Mask extraction unit 845 receives weighted vectors from attention networks 835 and 840, the embedding vector of generated by embedder 820, and the log-scaled magnitude spectrum of the mixed speech frame. The received vectors may be concatenated in some embodiments. Mask extraction unit 845 generates a TF mask of the target speaker's speech and, in some embodiments and based on the training thereof, may also generate a TF mask of the competing speaker's speech. Generation unit 850 then applies the TF mask to the subject frame of the mixed speech signal to output an extracted frame of the target speaker's speech.

FIG. 9 illustrates training of a system to extract a target speaker's speech from a mixed speech signal based on a context-dependent target speaker bias vector and one or more context-dependent competing speaker bias vectors according to some embodiments.
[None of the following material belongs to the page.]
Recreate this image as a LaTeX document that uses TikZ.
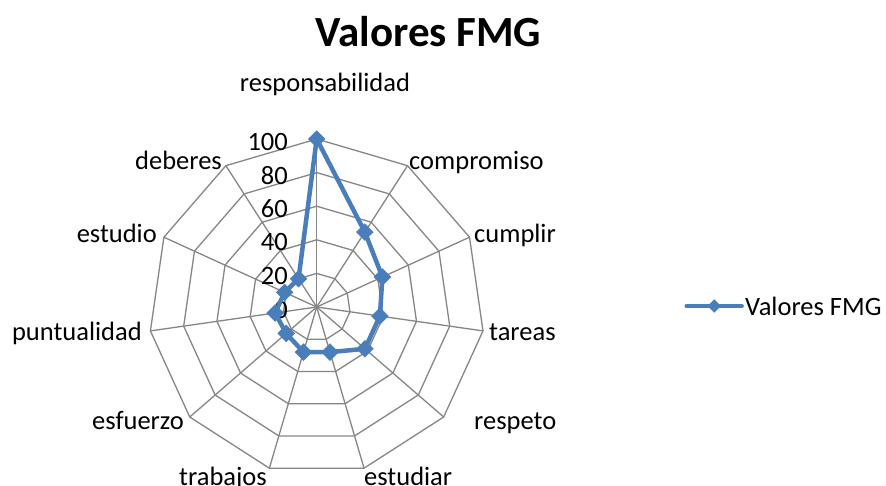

Model training platform 510 may operate to input training data to system 800 of FIG. 8, determine whether the resulting output of system 800 is sufficiently accurate with respect to ground truth data, modify system 800 if the resulting output of system 800 is not sufficiently accurate, and repeat the process until the resulting output of system 800 is sufficiently accurate.

FIG. 9 also illustrates the determination of training data for platform 910 based on speech signals stored in datastore 920. For each of two randomly-selected speakers (e.g., Spkr₁, Spkr₂), an utterance longer than a minimum length (e.g., 5 s) is randomly sampled. The two utterances ((Spkr₁, Smpl₁), (Spkr₂, Smpl₁)) are mixed using a uniformly-sampled signal-to-interference ratio, with the length of the mixed speech sample (Mixed Smpl1) being equal to the length of the longer source utterance and the starting point of the shorter source utterance being randomly determined.

Profile utterances of each of the two randomly-selected speakers are also randomly sampled. The profile utterances (e.g., (Spkr₁, Smpl₂), (Spkr₂, Smpl₂)) are longer than a minimum length (e.g., 10 s) and are different from the utterances used for generating the mixed speech. As shown in FIG. 9, the training set also includes randomly-sampled utterances of two other randomly-sampled speakers (e.g., (Spkr₃, Smpl₁), (Spkr₄, Smpl₁)). These utterances may be used as extra competing speakers that do not contribute to the mixed speech.

For each input training set, loss component 930 determines a difference between the output of system 800 and the utterance of the target speaker which was used to generate the mixed speech sample (e.g., (Spkr₁, Smpl₁)). The above is repeated for each training sample of the training set, in order to determine an overall loss.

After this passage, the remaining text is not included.